Never underestimate a squirrel. Growing up near the Atlantic coast of North America, I was familiar with the native eastern gray squirrel (Sciurus carolinensis) as a familiar feature of forest and urban environments. It seemed to coexist in both habitats well enough, and I never heard any stories of it causing ecological damage beyond the occasional occupation of a house.
A few weeks ago, I was on a tour of the Forest of Dean in England, led by managers from the government’s Forestry Commission. I knew the eastern gray squirrel was invasive in Europe, displacing the native red squirrel, but was surprised by the level of anger directed at this species by the land managers.
I learned that it causes dieback of many native species as well. Apparently it strips bark from trees like oak and beech. Because the bark conducts water and sugars to different parts of the trunk, bark loss can easily lead to the death of the whole tree. The downstream consequence is shifts in the dynamics of forest succession and the loss of trees that would otherwise be sold for timber. And there was evidence of these losses throughout the forest.

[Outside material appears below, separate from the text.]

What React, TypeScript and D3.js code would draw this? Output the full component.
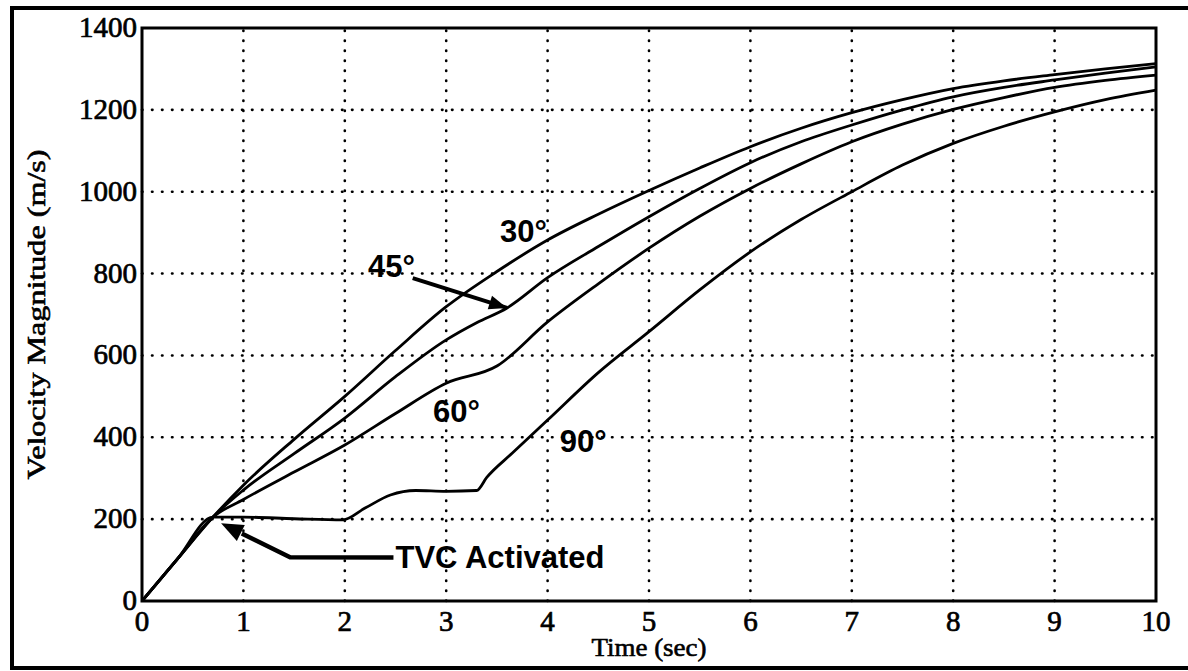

For a North American, this was an incredible surprise – to see a species shift so dramatically in its impact in what appeared to be very similar habitat. I don’t know what exactly causes this behavioral shift, and no one else among this group of ecologists seemed to either. Maybe they do actually strip bark in their native range but no one notices, or minds. Regardless, the land managers were certain about the damages caused by these squirrels and the need to control them, and equally surprised to hear that they caused no such problems in North America.
This experience made me reflect on the difficulty of predicting how species interactions will change in novel climates and biotic contexts. And it gave me a new respect for this species. The eastern gray squirrel is full of surprises.